Quando começaram a dizer que eu deveria ficar em quarentena, respondi que assim já estou desde que escolhi morar longe dos grandes centros. Pouco mudou a rotina. Ida ao centro de Cabrália ou Porto Seguro para supermercados, banco, comércio, correio, há algum tempo restringi para uma vez por semana. Muitas vezes chego a ficar 15 dias, resolvo na vizinhança sem atravessar a balsa… Diante do Covid-19 criamos um grupo entre amigas para compras solidárias e buscar correspondência no correio. Só vai à cidade quem realmente tem necessidade, e assim vamos nos “quarentenando”.
Solidão não me assusta pois entre as constatações destes últimos anos com uma vida mais quieta, mas não reclusa, estão a de que sempre soube brincar sozinha. Devido a diferença de idade entre os meus irmãos – o mais próximo 4 anos, o mais novo quase 9 – bonecas, panelinhas, costurinhas, revistinhas, fizeram parte de um mundo particular. Na infância eu vivia escondida embaixo da escada. Morávamos num sobrado no Brooklin (São Paulo) e junto da escada havia uma saleta onde ficava o telefone e um pequeno sofá.

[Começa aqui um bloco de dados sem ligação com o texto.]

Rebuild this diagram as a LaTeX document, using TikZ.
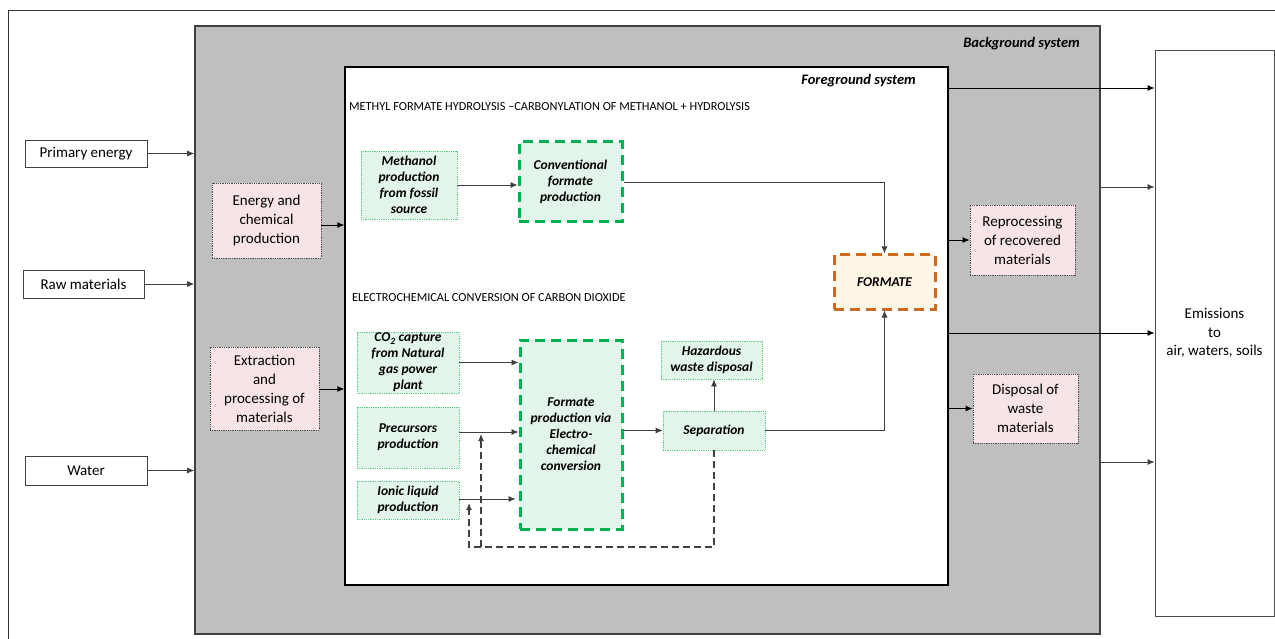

O meu paraíso ficava exatamente ali, embaixo dos degraus, um lugar só meu. Era um espaço reduzido onde eu cabia direitinho com brinquedos, pensamentos, viagens e sonhos. Uma vez por semana a Rosalina vinha com a vassoura e, apesar dos meus protestos, desmontava o reino geralmente no horário em que eu estava na escola. Quantas vezes esqueceram de mim ali quieta, brincando com as bonecas de papelão ou fazendo roupa para as bonecas de louça, montando casinhas com blocos de madeira, jogando cinco marias com saquinhos de arroz ou apenas olhando para o teto e contando os degraus. Não me lembro mais quantos eram, mas contava debaixo prá cima, de cima prá baixo, quase que num transe hipnótico até dormir… Acordava com o telefone tocando ou minha mãe chamando para tomar banho e jantar…
Hoje o meu “reino” é um pouco maior. Tem uma área de 2.130m2, me sinto acolhida como no tempo em que ficava embaixo da escada e tenho muito com o que brincar. Uma querida amiga passou uma semana comigo e atacou de “me ajuda decora” dando um up nos chalés. Trocamos luminárias, interruptores, até uma parede foi pintada…Também aproveitei a chuva e replantei a horta. Beterraba, cenoura, salsa, cebolinha, alface e rúcula estão por vir. Há algumas semanas plantei em um grande vaso uma muda de pequenas rosas e qual não foi a surpresa ao ver um mato surgir no entorno. Com o cheiro que vinha quando molhava descobri que cresciam tomateiros. A terra é produzida no quintal através de compostagem e às vezes acontece…. Com isso, estou acompanhando um tomateiro em flor com uma rosa envergonhada embaixo dos longos galhos.
Cancelei o agendamento na Policia Federal para um novo passaporte, assim como o projeto de ir à Andorra visitar as amigas Nenô e Denise. Seguindo a sugestão de uma amiga médica vou suspender o Pilates até o final do mês. Alongamentos em casa na medida do possível, caminhar na praia e na rua que, dependendo do horário, não encontrarei uma viva alma. Aproveitei e desmontei a lavandeira provocando um desapego nas roupas de cama e banho que estavam mais usadas. Também doei as primeiras colchas de retalho, estavam um pouco desbotadas, mas um amigo gostou tanto que levou uma. É sempre assim, o que não serve para um é ótimo para outros. Muitos tecidos me esperam para serem cortados e surgirão novas colchas para enfeitar os chalés redecorados. Mas antes tenho a encomenda de duas bonecas de pano, pedido de uma amiga que disse ter sonhado com elas… E tantos anos se passaram e continuo brincando de bonecas.